Le nouveau cadre juridique européen pourrait donc permettre de sortir de cette impasse, selon la Commission. Les quelque 250 sociétés de gestion collective de droits d’auteurs respecteraient la même loi européenne, une plus grande transparence serait assurée aux artistes et le marché numérique musical pourrait se développer, tout en réduisant le risque de piraterie.

Pour les sociétés de gestion de droits d’auteur, la directive va dans la bonne direction. “Dans de nombreux cas, les règles et pratiques des sociétés d’auteur sont déjà conformes aux normes du projet de directive” , estime Véronique Desbrosses, directrice générale du GESAC. Pour le groupement européen des sociétés d’auteurs et compositeurs (qui représente 34 des plus importantes sociétés de gestion de l’UE), la proposition de Bruxelles aide le regroupement des répertoires et rend plus efficace l’octroi des licences.
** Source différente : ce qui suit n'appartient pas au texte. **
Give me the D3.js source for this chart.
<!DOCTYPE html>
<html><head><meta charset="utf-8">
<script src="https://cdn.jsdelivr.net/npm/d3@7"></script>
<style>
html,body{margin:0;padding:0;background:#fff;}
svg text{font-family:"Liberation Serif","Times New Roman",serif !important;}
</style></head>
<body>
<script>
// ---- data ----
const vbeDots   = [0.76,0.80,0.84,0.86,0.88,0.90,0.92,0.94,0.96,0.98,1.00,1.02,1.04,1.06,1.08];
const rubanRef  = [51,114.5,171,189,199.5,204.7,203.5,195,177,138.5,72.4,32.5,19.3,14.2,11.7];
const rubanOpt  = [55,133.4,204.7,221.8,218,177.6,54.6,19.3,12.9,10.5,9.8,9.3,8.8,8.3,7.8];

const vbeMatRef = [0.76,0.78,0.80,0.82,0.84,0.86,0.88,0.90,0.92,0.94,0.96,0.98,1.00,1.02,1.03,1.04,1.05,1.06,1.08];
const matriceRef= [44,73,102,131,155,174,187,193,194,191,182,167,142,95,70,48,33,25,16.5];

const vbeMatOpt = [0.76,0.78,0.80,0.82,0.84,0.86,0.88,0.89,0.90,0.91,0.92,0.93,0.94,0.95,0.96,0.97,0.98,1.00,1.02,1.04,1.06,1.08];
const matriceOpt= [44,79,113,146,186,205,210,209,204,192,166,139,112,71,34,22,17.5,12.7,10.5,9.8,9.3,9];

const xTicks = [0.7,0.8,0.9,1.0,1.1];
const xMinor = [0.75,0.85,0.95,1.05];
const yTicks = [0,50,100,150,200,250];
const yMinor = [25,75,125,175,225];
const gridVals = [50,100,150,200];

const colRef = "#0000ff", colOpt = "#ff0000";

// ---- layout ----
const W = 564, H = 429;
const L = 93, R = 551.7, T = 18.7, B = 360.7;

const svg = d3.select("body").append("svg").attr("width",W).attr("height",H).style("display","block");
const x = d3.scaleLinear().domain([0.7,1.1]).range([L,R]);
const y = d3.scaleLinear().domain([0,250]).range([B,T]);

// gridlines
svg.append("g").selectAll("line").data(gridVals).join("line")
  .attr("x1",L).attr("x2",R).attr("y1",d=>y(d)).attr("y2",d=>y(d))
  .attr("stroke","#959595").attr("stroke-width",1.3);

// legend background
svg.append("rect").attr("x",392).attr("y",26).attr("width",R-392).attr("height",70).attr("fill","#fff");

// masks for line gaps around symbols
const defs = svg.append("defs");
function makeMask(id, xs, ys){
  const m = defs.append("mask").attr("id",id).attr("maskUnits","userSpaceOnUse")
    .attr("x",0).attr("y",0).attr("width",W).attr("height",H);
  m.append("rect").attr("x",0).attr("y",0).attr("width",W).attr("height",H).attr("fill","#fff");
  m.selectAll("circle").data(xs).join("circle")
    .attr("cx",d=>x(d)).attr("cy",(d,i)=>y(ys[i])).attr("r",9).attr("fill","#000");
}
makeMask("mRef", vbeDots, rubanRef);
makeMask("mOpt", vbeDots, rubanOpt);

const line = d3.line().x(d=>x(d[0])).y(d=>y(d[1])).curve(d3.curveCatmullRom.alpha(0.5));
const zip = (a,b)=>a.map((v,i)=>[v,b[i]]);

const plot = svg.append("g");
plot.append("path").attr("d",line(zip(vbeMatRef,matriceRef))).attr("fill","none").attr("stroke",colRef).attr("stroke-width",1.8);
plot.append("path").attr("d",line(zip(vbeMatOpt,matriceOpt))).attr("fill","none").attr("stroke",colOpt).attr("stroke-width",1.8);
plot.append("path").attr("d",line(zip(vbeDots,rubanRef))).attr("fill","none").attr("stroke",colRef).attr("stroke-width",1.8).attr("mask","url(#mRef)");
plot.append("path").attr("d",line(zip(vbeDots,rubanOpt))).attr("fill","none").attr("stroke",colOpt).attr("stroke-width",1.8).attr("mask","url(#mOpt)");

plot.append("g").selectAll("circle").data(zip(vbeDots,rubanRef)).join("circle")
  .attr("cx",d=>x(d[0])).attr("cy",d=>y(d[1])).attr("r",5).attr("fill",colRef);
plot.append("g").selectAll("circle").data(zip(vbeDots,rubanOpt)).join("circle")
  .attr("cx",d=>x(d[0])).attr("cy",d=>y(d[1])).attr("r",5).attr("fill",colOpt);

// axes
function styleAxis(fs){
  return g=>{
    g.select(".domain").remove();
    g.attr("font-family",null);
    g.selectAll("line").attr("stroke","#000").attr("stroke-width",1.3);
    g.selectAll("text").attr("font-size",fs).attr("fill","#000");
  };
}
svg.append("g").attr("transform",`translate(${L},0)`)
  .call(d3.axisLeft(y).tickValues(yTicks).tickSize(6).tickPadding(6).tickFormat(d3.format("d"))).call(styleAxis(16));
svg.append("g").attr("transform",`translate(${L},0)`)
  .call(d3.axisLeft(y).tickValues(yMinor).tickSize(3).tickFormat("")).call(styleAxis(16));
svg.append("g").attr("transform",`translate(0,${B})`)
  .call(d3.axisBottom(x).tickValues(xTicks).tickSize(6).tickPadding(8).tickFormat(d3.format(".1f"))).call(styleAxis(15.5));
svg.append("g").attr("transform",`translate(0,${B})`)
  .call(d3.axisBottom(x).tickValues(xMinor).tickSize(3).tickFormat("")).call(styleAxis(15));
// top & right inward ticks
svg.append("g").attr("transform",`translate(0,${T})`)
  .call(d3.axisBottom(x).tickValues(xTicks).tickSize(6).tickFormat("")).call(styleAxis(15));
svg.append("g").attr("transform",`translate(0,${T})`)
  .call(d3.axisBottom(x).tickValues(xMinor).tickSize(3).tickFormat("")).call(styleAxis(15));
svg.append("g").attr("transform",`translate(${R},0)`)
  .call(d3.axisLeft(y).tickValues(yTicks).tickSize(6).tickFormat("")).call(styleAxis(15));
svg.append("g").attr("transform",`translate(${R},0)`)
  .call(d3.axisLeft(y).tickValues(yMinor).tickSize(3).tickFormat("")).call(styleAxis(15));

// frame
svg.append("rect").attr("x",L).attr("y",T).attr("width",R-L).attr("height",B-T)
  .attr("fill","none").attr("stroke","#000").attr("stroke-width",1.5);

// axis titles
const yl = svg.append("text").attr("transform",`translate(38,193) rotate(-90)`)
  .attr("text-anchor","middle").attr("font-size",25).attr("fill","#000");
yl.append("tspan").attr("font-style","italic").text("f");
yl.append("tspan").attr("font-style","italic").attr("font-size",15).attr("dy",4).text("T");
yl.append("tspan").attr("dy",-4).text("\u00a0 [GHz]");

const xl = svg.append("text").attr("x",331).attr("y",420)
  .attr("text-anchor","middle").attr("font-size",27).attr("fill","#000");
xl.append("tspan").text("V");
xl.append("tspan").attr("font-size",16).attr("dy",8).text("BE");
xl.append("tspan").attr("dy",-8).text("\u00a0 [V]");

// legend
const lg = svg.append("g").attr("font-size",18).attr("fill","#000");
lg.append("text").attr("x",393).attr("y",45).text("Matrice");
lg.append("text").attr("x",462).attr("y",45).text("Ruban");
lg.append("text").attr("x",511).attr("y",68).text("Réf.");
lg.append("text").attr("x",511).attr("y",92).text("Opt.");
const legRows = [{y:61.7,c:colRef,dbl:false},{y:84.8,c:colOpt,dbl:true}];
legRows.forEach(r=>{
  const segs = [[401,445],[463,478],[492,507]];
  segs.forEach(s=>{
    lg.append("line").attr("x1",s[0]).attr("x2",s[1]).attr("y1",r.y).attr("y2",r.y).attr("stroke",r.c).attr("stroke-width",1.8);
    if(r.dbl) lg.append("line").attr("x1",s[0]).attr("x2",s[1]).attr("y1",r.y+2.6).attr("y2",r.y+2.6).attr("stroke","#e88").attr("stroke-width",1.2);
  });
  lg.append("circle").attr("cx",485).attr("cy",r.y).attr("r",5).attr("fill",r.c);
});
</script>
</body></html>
Pourquoi les artistes protestent-ils ?

La directive proposée par la Commission européenne est un texte de 52 pages et d’une quarantaine d’articles. En grande partie, le travail de Bruxelles est dédié à l’organisation des sociétés de gestion collective et à l’usage des droits d’auteur. La directive prévoit par exemple que les artistes puissent confier leurs droits à une société de gestion de leur choix, ou encore qu’ils ne subissent aucune discrimination. Sur ces points, les artistes n’ont rien à reprocher à la Commission. La situation change lorsqu’on examine le titre 2, paragraphe 2 : “gestion des produits des droits d’auteurs” .

En 2010, les sociétés de gestion européennes n’ont pas payé environ 3,6 milliards d’euros aux artistes, estime la Commission européenne.
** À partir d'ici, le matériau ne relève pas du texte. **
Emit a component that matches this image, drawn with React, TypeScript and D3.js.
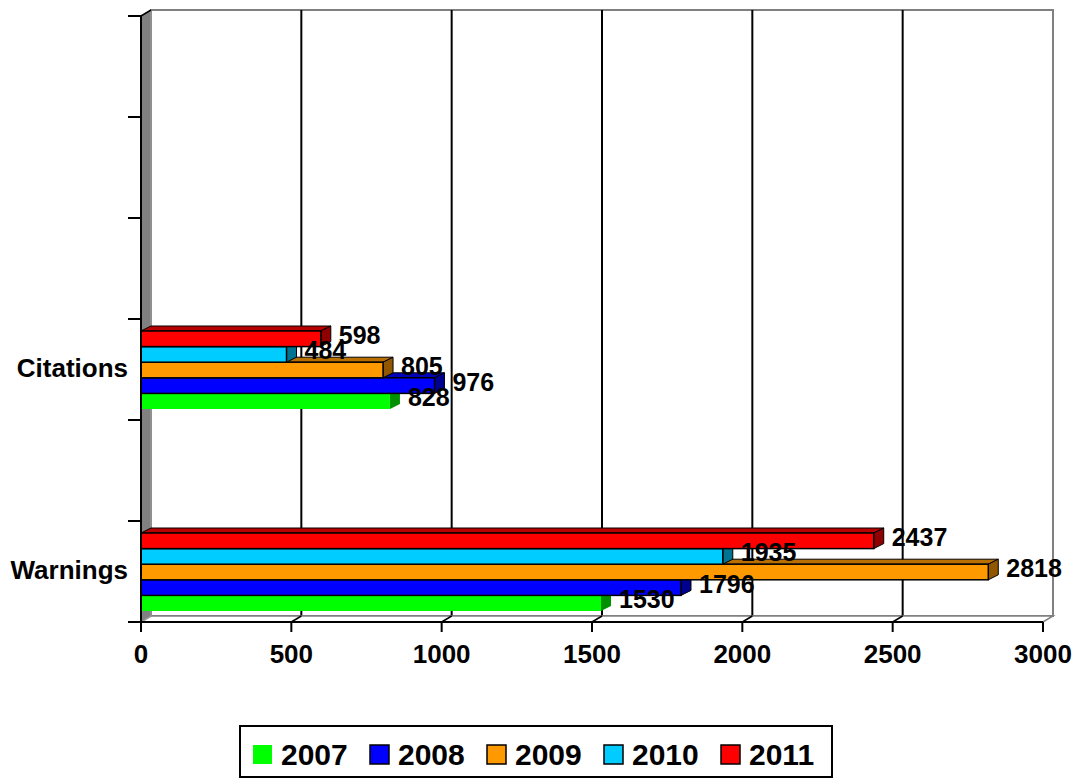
import React, { useEffect, useRef } from "react";
import * as d3 from "d3";

// category slots, bottom to top (the chart keeps four empty slots)
const categories = ["Warnings", "", "Citations", "", "", ""];
const years = ["2007", "2008", "2009", "2010", "2011"];
const colors = ["#00FF00", "#0000FF", "#FF9900", "#00CCFF", "#FF0000"];
const warnings = [1530, 1796, 2818, 1935, 2437];
const citations = [828, 976, 805, 484, 598];
const xTicks = [0, 500, 1000, 1500, 2000, 2500, 3000];

const values: Record<string, number[]> = {
  Warnings: warnings,
  Citations: citations,
};

export default function App() {
  const containerRef = useRef<HTMLDivElement>(null);

  useEffect(() => {
    drawChart();
  }, []);

  function drawChart() {
    const width = 1077;
    const height = 779;
    const font = "'Liberation Sans', Arial, sans-serif";

    // plot front plane and 3D depth
    const left = 141,
      right = 1043,
      top = 16,
      bottom = 622;
    const wdx = 10,
      wdy = -6; // wall depth
    const bdx = 10,
      bdy = -5; // bar depth

    d3.select(containerRef.current).selectAll("*").remove();

    const svg = d3
      .select(containerRef.current)
      .append("svg")
      .attr("width", width)
      .attr("height", height)
      .style("position", "absolute")
      .style("left", "0px")
      .style("top", "0px")
      .style("background", "white");

    const x = d3.scaleLinear().domain([0, 3000]).range([left, right]);
    const y = d3
      .scaleBand<number>()
      .domain(d3.range(categories.length))
      .range([bottom, top]);
    const inner = d3
      .scaleBand<string>()
      .domain(years.slice().reverse())
      .range([12, 90]);

    // back wall
    svg
      .append("rect")
      .attr("x", left + wdx)
      .attr("y", top + wdy)
      .attr("width", right - left)
      .attr("height", bottom - top)
      .attr("fill", "white")
      .attr("stroke", "#808080")
      .attr("stroke-width", 2);

    // wall gridlines
    svg
      .append("g")
      .selectAll("line")
      .data(xTicks.filter((d) => d > 0 && d < 3000))
      .join("line")
      .attr("x1", (d) => x(d) + wdx)
      .attr("x2", (d) => x(d) + wdx)
      .attr("y1", top + wdy)
      .attr("y2", bottom + wdy)
      .attr("stroke", "black")
      .attr("stroke-width", 2);

    // floor
    svg
      .append("polygon")
      .attr(
        "points",
        [
          [left, bottom],
          [right, bottom],
          [right + wdx, bottom + wdy],
          [left + wdx, bottom + wdy],
        ].join(" ")
      )
      .attr("fill", "white")
      .attr("stroke", "#808080")
      .attr("stroke-width", 1.5);

    svg
      .append("g")
      .selectAll("line")
      .data(xTicks.filter((d) => d > 0 && d < 3000))
      .join("line")
      .attr("x1", (d) => x(d))
      .attr("x2", (d) => x(d) + wdx)
      .attr("y1", bottom)
      .attr("y2", bottom + wdy)
      .attr("stroke", "black")
      .attr("stroke-width", 1.5);

    // left side wall
    svg
      .append("polygon")
      .attr(
        "points",
        [
          [left, top],
          [left + wdx, top + wdy],
          [left + wdx, bottom + wdy],
          [left, bottom],
        ].join(" ")
      )
      .attr("fill", "#808080")
      .attr("stroke", "#a0a0a0")
      .attr("stroke-width", 1);

    // bars
    const barsG = svg.append("g");
    categories.forEach((cat, ci) => {
      const vals = values[cat];
      if (!vals) return;
      const y0 = y(ci)!;
      const bh = inner.bandwidth();
      // draw bottom series first so upper bars cover the top faces
      years.forEach((yr, si) => {
        const v = vals[si];
        const x0 = x(0);
        const x1 = x(v);
        const ty = y0 + inner(yr)!;
        const base = d3.color(colors[si])!;
        const stroke = si === 0 ? "none" : "black";
        const g = barsG.append("g");
        g.append("polygon")
          .attr(
            "points",
            [
              [x0, ty],
              [x0 + bdx, ty + bdy],
              [x1 + bdx, ty + bdy],
              [x1, ty],
            ].join(" ")
          )
          .attr("fill", base.darker(0.9).formatHex())
          .attr("stroke", stroke)
          .attr("stroke-width", 1);
        g.append("polygon")
          .attr(
            "points",
            [
              [x1, ty],
              [x1 + bdx, ty + bdy],
              [x1 + bdx, ty + bh + bdy],
              [x1, ty + bh],
            ].join(" ")
          )
          .attr("fill", base.darker(1.6).formatHex())
          .attr("stroke", stroke)
          .attr("stroke-width", 1);
        g.append("rect")
          .attr("x", x0)
          .attr("y", ty)
          .attr("width", x1 - x0)
          .attr("height", bh)
          .attr("fill", colors[si])
          .attr("stroke", stroke)
          .attr("stroke-width", 1.5);
      });
    });

    // axes
    svg
      .append("line")
      .attr("x1", left)
      .attr("x2", right)
      .attr("y1", bottom)
      .attr("y2", bottom)
      .attr("stroke", "black")
      .attr("stroke-width", 2);
    svg
      .append("g")
      .selectAll("line")
      .data(xTicks)
      .join("line")
      .attr("x1", (d) => x(d))
      .attr("x2", (d) => x(d))
      .attr("y1", bottom)
      .attr("y2", bottom + 10)
      .attr("stroke", "black")
      .attr("stroke-width", 2);
    svg
      .append("line")
      .attr("x1", left)
      .attr("x2", left)
      .attr("y1", top)
      .attr("y2", bottom + 8)
      .attr("stroke", "black")
      .attr("stroke-width", 2);
    svg
      .append("line")
      .attr("x1", left)
      .attr("x2", left + wdx)
      .attr("y1", top)
      .attr("y2", top + wdy)
      .attr("stroke", "black")
      .attr("stroke-width", 1.5);
    svg
      .append("g")
      .selectAll("line")
      .data(d3.range(categories.length + 1))
      .join("line")
      .attr("x1", left - 13)
      .attr("x2", left)
      .attr("y1", (d) => bottom - d * y.step())
      .attr("y2", (d) => bottom - d * y.step())
      .attr("stroke", "black")
      .attr("stroke-width", 2);

    // tick labels
    svg
      .append("g")
      .attr("font-family", font)
      .attr("font-weight", "bold")
      .attr("font-size", 26)
      .attr("text-anchor", "middle")
      .selectAll("text")
      .data(xTicks)
      .join("text")
      .attr("x", (d) => x(d))
      .attr("y", 663)
      .text((d) => d);

    svg
      .append("g")
      .attr("font-family", font)
      .attr("font-weight", "bold")
      .attr("font-size", 26)
      .attr("text-anchor", "end")
      .selectAll("text")
      .data(categories.map((c, i) => ({ c, i })).filter((d) => d.c))
      .join("text")
      .attr("x", left - 13)
      .attr("y", (d) => y(d.i)! + y.bandwidth() / 2 - 2)
      .attr("dominant-baseline", "central")
      .text((d) => d.c);

    // data labels
    const labelsG = svg
      .append("g")
      .attr("font-family", font)
      .attr("font-weight", "bold")
      .attr("font-size", 25)
      .attr("fill", "black");
    categories.forEach((cat, ci) => {
      const vals = values[cat];
      if (!vals) return;
      const y0 = y(ci)!;
      years.forEach((yr, si) => {
        labelsG
          .append("text")
          .attr("x", x(vals[si]) + 18)
          .attr("y", y0 + inner(yr)! + inner.bandwidth() / 2 - 4)
          .attr("dominant-baseline", "central")
          .text(vals[si]);
      });
    });

    // legend
    const legend = svg.append("g");
    legend
      .append("rect")
      .attr("x", 240)
      .attr("y", 726)
      .attr("width", 592)
      .attr("height", 51)
      .attr("fill", "white")
      .attr("stroke", "black")
      .attr("stroke-width", 2);
    const item = legend
      .selectAll("g")
      .data(years)
      .join("g")
      .attr("transform", (d, i) => `translate(${253 + i * 117},0)`);
    item
      .append("rect")
      .attr("x", 0)
      .attr("y", 745)
      .attr("width", 19)
      .attr("height", 19)
      .attr("fill", (d, i) => colors[i])
      .attr("stroke", (d, i) => (i === 0 ? "none" : "black"))
      .attr("stroke-width", 1.5);
    item
      .append("text")
      .attr("x", 28)
      .attr("y", 765)
      .attr("font-family", font)
      .attr("font-weight", "bold")
      .attr("font-size", 30)
      .text((d) => d);
  }

  return (
    <div>
      <div ref={containerRef}></div>
    </div>
  );
}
L’exécutif européen constate qu’en 2010 les sociétés de gestion européennes n’ont pas payé quelques 3,6 milliards d’euros aux artistes. En outre, la Commission souligne qu’environ 10% des paiements sont versés avec 3 ans de retard.
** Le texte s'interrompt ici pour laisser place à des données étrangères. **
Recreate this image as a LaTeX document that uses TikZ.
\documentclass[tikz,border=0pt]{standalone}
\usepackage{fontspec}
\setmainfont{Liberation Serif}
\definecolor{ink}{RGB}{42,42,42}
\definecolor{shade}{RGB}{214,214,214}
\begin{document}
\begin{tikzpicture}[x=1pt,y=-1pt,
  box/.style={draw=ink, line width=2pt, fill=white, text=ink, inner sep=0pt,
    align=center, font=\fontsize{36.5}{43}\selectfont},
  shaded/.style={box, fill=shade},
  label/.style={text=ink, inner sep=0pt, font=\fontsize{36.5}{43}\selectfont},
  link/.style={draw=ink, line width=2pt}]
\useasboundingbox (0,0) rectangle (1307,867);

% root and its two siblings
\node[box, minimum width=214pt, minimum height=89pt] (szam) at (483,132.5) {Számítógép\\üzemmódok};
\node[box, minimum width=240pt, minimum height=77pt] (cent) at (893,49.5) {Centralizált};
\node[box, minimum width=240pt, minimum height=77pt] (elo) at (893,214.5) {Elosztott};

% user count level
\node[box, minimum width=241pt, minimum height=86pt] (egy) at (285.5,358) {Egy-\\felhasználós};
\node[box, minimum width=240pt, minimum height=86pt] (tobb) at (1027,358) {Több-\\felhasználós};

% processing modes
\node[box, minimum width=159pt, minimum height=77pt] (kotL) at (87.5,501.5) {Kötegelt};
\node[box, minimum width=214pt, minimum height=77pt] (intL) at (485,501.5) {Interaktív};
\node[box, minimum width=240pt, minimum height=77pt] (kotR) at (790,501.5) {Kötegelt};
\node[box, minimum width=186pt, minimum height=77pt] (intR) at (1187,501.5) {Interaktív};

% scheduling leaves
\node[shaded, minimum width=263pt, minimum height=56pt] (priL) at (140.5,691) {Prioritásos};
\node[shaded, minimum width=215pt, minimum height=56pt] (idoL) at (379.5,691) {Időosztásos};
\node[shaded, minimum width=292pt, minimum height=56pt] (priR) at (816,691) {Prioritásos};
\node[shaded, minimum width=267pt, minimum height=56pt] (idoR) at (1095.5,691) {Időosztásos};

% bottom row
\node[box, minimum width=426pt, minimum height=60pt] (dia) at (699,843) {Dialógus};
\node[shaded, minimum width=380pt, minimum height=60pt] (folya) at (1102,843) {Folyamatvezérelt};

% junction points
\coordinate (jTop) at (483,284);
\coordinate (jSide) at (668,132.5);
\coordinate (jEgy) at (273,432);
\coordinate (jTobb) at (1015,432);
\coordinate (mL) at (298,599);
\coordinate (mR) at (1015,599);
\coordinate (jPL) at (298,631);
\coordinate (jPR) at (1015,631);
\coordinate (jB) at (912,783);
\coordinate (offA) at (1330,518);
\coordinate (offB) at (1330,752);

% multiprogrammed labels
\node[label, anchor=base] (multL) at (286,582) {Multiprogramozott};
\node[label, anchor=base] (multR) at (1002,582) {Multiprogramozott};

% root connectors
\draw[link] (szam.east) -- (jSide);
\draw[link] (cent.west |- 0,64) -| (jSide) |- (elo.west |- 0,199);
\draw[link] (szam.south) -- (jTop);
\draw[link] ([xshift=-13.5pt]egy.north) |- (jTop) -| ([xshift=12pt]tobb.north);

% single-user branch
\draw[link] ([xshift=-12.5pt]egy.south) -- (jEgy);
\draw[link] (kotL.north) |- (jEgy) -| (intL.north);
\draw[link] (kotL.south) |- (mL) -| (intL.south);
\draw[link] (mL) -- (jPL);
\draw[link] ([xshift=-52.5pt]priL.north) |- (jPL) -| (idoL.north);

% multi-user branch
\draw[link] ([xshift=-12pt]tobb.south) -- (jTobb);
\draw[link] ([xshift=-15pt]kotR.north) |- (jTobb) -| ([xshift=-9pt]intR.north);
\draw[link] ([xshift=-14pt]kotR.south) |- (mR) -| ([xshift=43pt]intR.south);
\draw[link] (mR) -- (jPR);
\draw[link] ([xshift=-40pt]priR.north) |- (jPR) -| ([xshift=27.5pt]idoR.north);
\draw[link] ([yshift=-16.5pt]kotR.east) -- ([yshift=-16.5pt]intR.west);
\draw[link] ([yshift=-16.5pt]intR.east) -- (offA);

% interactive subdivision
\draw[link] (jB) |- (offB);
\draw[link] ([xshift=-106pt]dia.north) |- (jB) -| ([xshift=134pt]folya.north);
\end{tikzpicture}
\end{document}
Pour pallier ce dysfonctionnement, Bruxelles propose que les sociétés de gestion respectent ces deux principes (art. 12) : la rémunération des artistes doit être effectuée dans les 12 mois qui suivent l’encaissement, et si au bout de 5 ans les sociétés n’ont pas réussi à identifier les destinataires des droits, elles peuvent “statuer” sur l’utilisation de ces fonds. Autrement dit, elles peuvent les garder.

“Vous légitimez ainsi une des formes les plus problématiques de détournement de fonds pratiquée par les sociétés de droits en Europe” , regrettent les artistes signataires de la lettre adressée à la Commission européenne.

Les sociétés de gestion vues par les artistes : la SACEM pour Da Silva



En 2012, Da Silva a sorti son quatrième album, La Distance. Il est actuellement en tournée dans tout la France. Voir le site officiel.

Compositeur et interprète, le chanteur français Da Silva est sociétaire de la Sacem (Société des auteurs, compositeurs et éditeurs de musique) chargée de la collecte et de la répartition des droits d’auteurs des œuvres musicales en France.

Selon lui, ce système est “parmi l’un des meilleurs au monde ; il reverse 85% des droits perçus aux artistes” . “La transparence et la rigueur dans la gouvernance des sociétés de gestion collective me paraissent bien entendu essentielles” , explique Da Silva, “mais cette transparence, tout du moins en matière de répartition des droits, est déjà assurée par la Sacem qui reverse chaque trimestre aux artistes les droits perçus sur leurs œuvres, et qui fournit des feuillets de répartition très détaillés” . La société de gestion française, donc, n’aurait pas du mal à s’adapter à la proposition de la Commission, qui impose un délai maximum de 12 mois pour rémunérer les artistes.

“Les artistes français” , poursuit Da Silva, “ont confiance en la Sacem, mais nous n’avons pas vraiment le choix puisqu’elle détient le monopole de la perception et de la répartition de nos droits” . Le chanteur français ne verrait pas d’un mauvais œil que la Sacem puisse être mise en situation de concurrence sur le territoire français.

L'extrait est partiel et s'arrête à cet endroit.